I am thinking now that maybe I’ll get thousands of emails. So, there’s a deadline: you have to send me an email within 24 hours of the publication of this post.

(Which, now that I think about it, is a great way to get people to subscribe to my blog. So, all you people who are reading this post more than 24 hours later, you missed out on a great giveaway probably because you aren’t subscribed. Subscribe now to get the opportunity to receive other packages of stuff I saved that no one wants!)

Back to my books. I try not to be a snob. Because I think it just closes doors. For example, I have written before about not being a language snob. If you are, then you stop yourself from learning about language. And being a snob about copyediting perfection is terrible, too — you end up never writing anything because it takes too long. Even career advice snobbery is bad, because people who fail give the best advice. So it's no surprise that I find book snobbery self-destructive as well; when I'm a snob about books, they take over my house.

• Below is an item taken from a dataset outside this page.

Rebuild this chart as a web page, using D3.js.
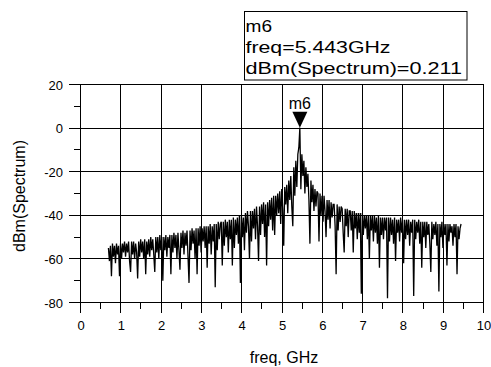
<!DOCTYPE html>
<html>
<head>
<meta charset="utf-8">
<script src="https://cdn.jsdelivr.net/npm/d3@7"></script>
<style>
  html, body { margin: 0; padding: 0; background: #fff; }
  svg { display: block; font-family: "Liberation Sans", Arial, sans-serif; }
</style>
</head>
<body>
<script>
// Axis ticks
const freqTicks = [0, 1, 2, 3, 4, 5, 6, 7, 8, 9, 10];
const freqMinor = [0.5, 1.5, 2.5, 3.5, 4.5, 5.5, 6.5, 7.5, 8.5, 9.5];
const dbTicks = [-80, -60, -40, -20, 0, 20];
const dbMinor = [-70, -50, -30, -10, 10];

// Spectrum sampling: first frequency and step (GHz)
const freqStart = 0.693;
const freqStep = 0.025;

// dBm(Spectrum) values, one per sample
const spectrum = [
  -55, -61, -54, -68, -53, -59, -54, -62,
  -53, -58, -54, -68, -53, -60, -53, -57,
  -52, -59, -53, -57, -52, -61, -66, -52,
  -58, -52, -60, -53, -57, -69, -52, -59,
  -51, -57, -52, -60, -51, -67, -52, -58,
  -51, -59, -50, -56, -51, -58, -66, -50,
  -57, -50, -60, -49, -56, -50, -70, -50,
  -56, -49, -59, -50, -55, -49, -67, -49,
  -57, -48, -55, -49, -60, -48, -56, -65,
  -48, -55, -47, -58, -48, -54, -47, -59,
  -71, -47, -56, -46, -53, -47, -60, -46,
  -67, -46, -54, -45, -57, -46, -52, -45,
  -55, -45, -64, -45, -53, -44, -58, -45,
  -52, -44, -73, -44, -56, -43, -51, -44,
  -43, -63, -43, -54, -42, -50, -43, -57,
  -42, -51, -42, -63, -41, -55, -42, -49,
  -41, -53, -40, -71, -40, -50, -41, -56,
  -39, -48, -38, -45, -60, -38, -52, -38,
  -46, -37, -51, -36, -45, -61, -36, -49,
  -35, -44, -34, -50, -35, -63, -34, -45,
  -33, -42, -32, -47, -31, -49, -31, -40,
  -30, -39, -29, -44, -28, -37, -54, -27,
  -35, -26, -39, -24, -33, -22, -36, -45,
  -18, -31, -15, -27, -12, -9, 0.211, -28,
  -12, -22, -15, -30, -18, -27, -21, -33,
  -53, -24, -34, -26, -38, -28, -36, -29,
  -30, -52, -30, -40, -31, -43, -31, -38,
  -50, -33, -42, -33, -46, -34, -41, -35,
  -35, -45, -67, -35, -47, -36, -43, -36,
  -37, -48, -57, -37, -45, -37, -50, -38,
  -38, -47, -38, -57, -38, -46, -39, -51,
  -39, -48, -39, -76, -39, -49, -40, -46,
  -40, -51, -40, -60, -40, -47, -40, -52,
  -40, -48, -41, -53, -40, -64, -41, -49,
  -41, -51, -41, -47, -41, -78, -41, -52,
  -41, -49, -42, -53, -41, -61, -42, -48,
  -42, -52, -41, -48, -42, -62, -42, -51,
  -42, -49, -42, -54, -43, -48, -42, -77,
  -42, -51, -43, -48, -42, -53, -43, -64,
  -43, -50, -43, -55, -43, -49, -44, -53,
  -66, -43, -51, -44, -49, -43, -54, -44,
  -75, -44, -50, -43, -55, -44, -49, -44,
  -63, -44, -52, -44, -48, -45, -54, -44,
  -50, -44, -67, -45, -51, -46, -44
];

// Marker
const markerName = "m6";
const markerFreq = 5.443;
const markerValue = 0.211;
const markerLines = ["m6", "freq=5.443GHz", "dBm(Spectrum)=0.211"];

const W = 491, H = 367;
const svg = d3.select("body").append("svg")
  .attr("width", W)
  .attr("height", H);

const x = d3.scaleLinear().domain([0, 10]).range([80.5, 483.5]);
const y = d3.scaleLinear().domain([-80, 20]).range([302.5, 84.5]);

// Grid
const grid = svg.append("g")
  .attr("stroke", "#000")
  .attr("stroke-width", 1)
  .attr("shape-rendering", "crispEdges");

grid.selectAll(".vgrid")
  .data(freqTicks)
  .enter()
  .append("line")
  .attr("x1", d => x(d)).attr("x2", d => x(d))
  .attr("y1", y(20)).attr("y2", y(-80) + 10);

grid.selectAll(".hgrid")
  .data(dbTicks)
  .enter()
  .append("line")
  .attr("x1", x(0) - 12).attr("x2", x(10))
  .attr("y1", d => y(d)).attr("y2", d => y(d));

// Minor ticks
grid.selectAll(".xminor")
  .data(freqMinor)
  .enter()
  .append("line")
  .attr("x1", d => x(d)).attr("x2", d => x(d))
  .attr("y1", y(-80)).attr("y2", y(-80) + 6);

grid.selectAll(".yminor")
  .data(dbMinor)
  .enter()
  .append("line")
  .attr("x1", x(0) - 7).attr("x2", x(0))
  .attr("y1", d => y(d)).attr("y2", d => y(d));

// Axes (labels only, lines come from the grid)
const xAxis = svg.append("g")
  .attr("transform", `translate(0,${y(-80)})`)
  .call(d3.axisBottom(x).tickValues(freqTicks).tickSize(0).tickFormat(d => String(d)));
xAxis.select(".domain").remove();
xAxis.selectAll("text")
  .attr("y", 27.5)
  .attr("dy", null)
  .attr("fill", "#000")
  .style("font-size", "13px")
  .style("font-family", "Liberation Sans, Arial, sans-serif");

const yAxis = svg.append("g")
  .attr("transform", `translate(${x(0)},0)`)
  .call(d3.axisLeft(y).tickValues(dbTicks).tickSize(0).tickFormat(d => String(d)));
yAxis.select(".domain").remove();
yAxis.selectAll("text")
  .attr("x", -17.5)
  .attr("dy", "0.36em")
  .attr("fill", "#000")
  .style("font-size", "13px")
  .style("font-family", "Liberation Sans, Arial, sans-serif");

// Axis titles
svg.append("text")
  .attr("x", 284)
  .attr("y", 362.5)
  .attr("text-anchor", "middle")
  .style("font-size", "16px")
  .text("freq, GHz");

svg.append("text")
  .attr("transform", `translate(24.5,196) rotate(-90)`)
  .attr("text-anchor", "middle")
  .style("font-size", "16px")
  .text("dBm(Spectrum)");

// Spectrum trace
const line = d3.line()
  .x((d, i) => x(freqStart + i * freqStep))
  .y(d => y(d));

svg.append("path")
  .datum(spectrum)
  .attr("d", line)
  .attr("fill", "none")
  .attr("stroke", "#000")
  .attr("stroke-width", 1.3)
  .attr("stroke-linejoin", "miter");

// Marker triangle and label
const mx = x(markerFreq), my = y(markerValue);
svg.append("path")
  .attr("d", `M${mx - 7.5},${my - 16} L${mx + 7.5},${my - 16} L${mx},${my} Z`)
  .attr("fill", "#000");

svg.append("text")
  .attr("x", mx)
  .attr("y", my - 18.5)
  .attr("text-anchor", "middle")
  .style("font-size", "16px")
  .text(markerName);

// Marker readout box
svg.append("rect")
  .attr("x", 244.5)
  .attr("y", 11.5)
  .attr("width", 222.5)
  .attr("height", 68.5)
  .attr("fill", "#fff")
  .attr("stroke", "#000")
  .attr("stroke-width", 1);

const boxWidths = [26.5, 145, 216.5];
const boxBaselines = [31.5, 53, 73.5];
svg.selectAll(".readout")
  .data(markerLines)
  .enter()
  .append("text")
  .attr("x", 245.5)
  .attr("y", (d, i) => boxBaselines[i])
  .attr("textLength", (d, i) => boxWidths[i])
  .attr("lengthAdjust", "spacingAndGlyphs")
  .style("font-size", "17px")
  .text(d => d);
</script>
</body>
</html>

You can tell a lot about yourself by how you organize your books. I used to cultivate my lesbian book section. That was in my early twenties when I was surrounded by women in bikinis playing volleyball, and really, who wouldn’t wonder if she was gay, spending days like that? But then I tried it: I answered an ad for a woman who was a ballerina with the Joffrey and she had just retired and gotten breast implants. Try to imagine this. She was so incredibly hot. But lesbian sex was boring to me.

And, please do not tell me that I should have tried someone else. Because I did. It was during my bulimia days. I went to a lesbian bulimic overeaters anonymous group, and everyone was gorgeous, and I got picked up. But still, it was not all that satisfying.

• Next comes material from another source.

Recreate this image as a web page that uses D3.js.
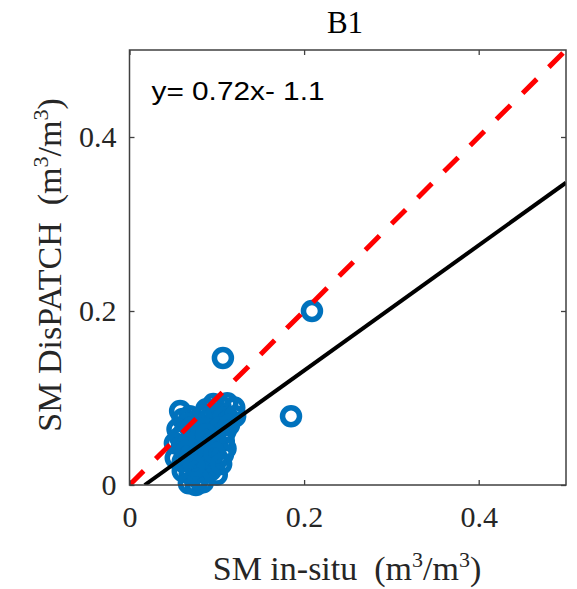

So I moved Annie On My Mind to young adult novels, and Oranges Aren’t the Only Fruit to literature, and Nice Jewish Girls to Judaica, and then I was not a lesbian any more.

But for decades, books took over every apartment I had. I never had furniture or decorations, only books.

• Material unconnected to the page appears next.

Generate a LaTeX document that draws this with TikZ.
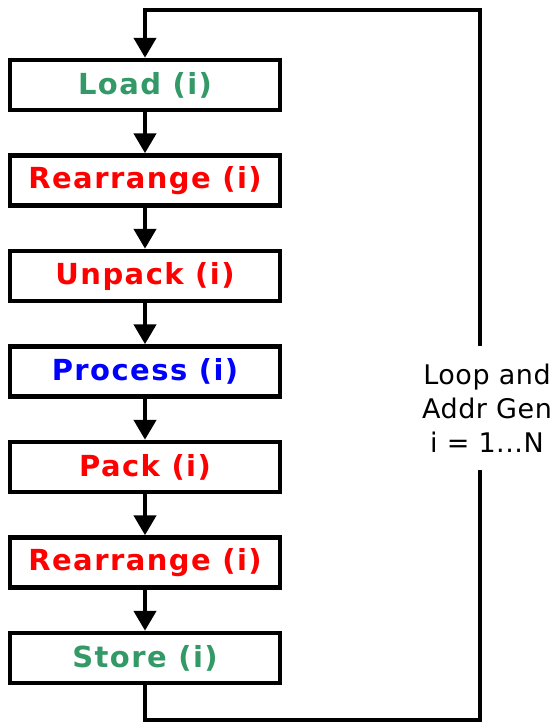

In New York City my books were in storage, but I always knew I’d take them out sometime. I ended up taking them out here, on the farm. The farmhouse is not that big—only two bedrooms—but if you’ve lived in New York City for a decade, a two-bedroom house is huge. I didn’t want the books to take over everything though.

I thought of giving all the books away. But I remember how much I learned when my parents left for-my-age-inappropriate books all over our house. I want to make sure that my boys grow up with access to Willie Master’s Lonesome Wife.

So I started sorting books by color.

And then I did it by size. Like a Philistine. Suzan-Lori Parks next to Donald Barthelme. This has never happened here before, but it seems okay. There’s a reason that plays are published in the same dimensions as short stories.

It used to be that I would identify myself by my books. I wanted people to see me as someone with incredibly wide-reaching knowledge. Now I identify myself with my house—I want it to look fun and interesting, and to be a place where my kids will have that magical sort of childhood that combines safety and surprise.

You will notice there are not any work-related books. Anywhere. Which is odd because I receive at least one in the mail every day. I don’t save those books because they bore me. I wish I didn’t have to write that. But I think they bore you, too. That’s why you read this blog.

The best advice about how to conduct yourself at work is to know yourself, and get new information—from outside your own experience—about what is possible in the world. And that is what fiction, and plays, and poetry, and this blog, are about.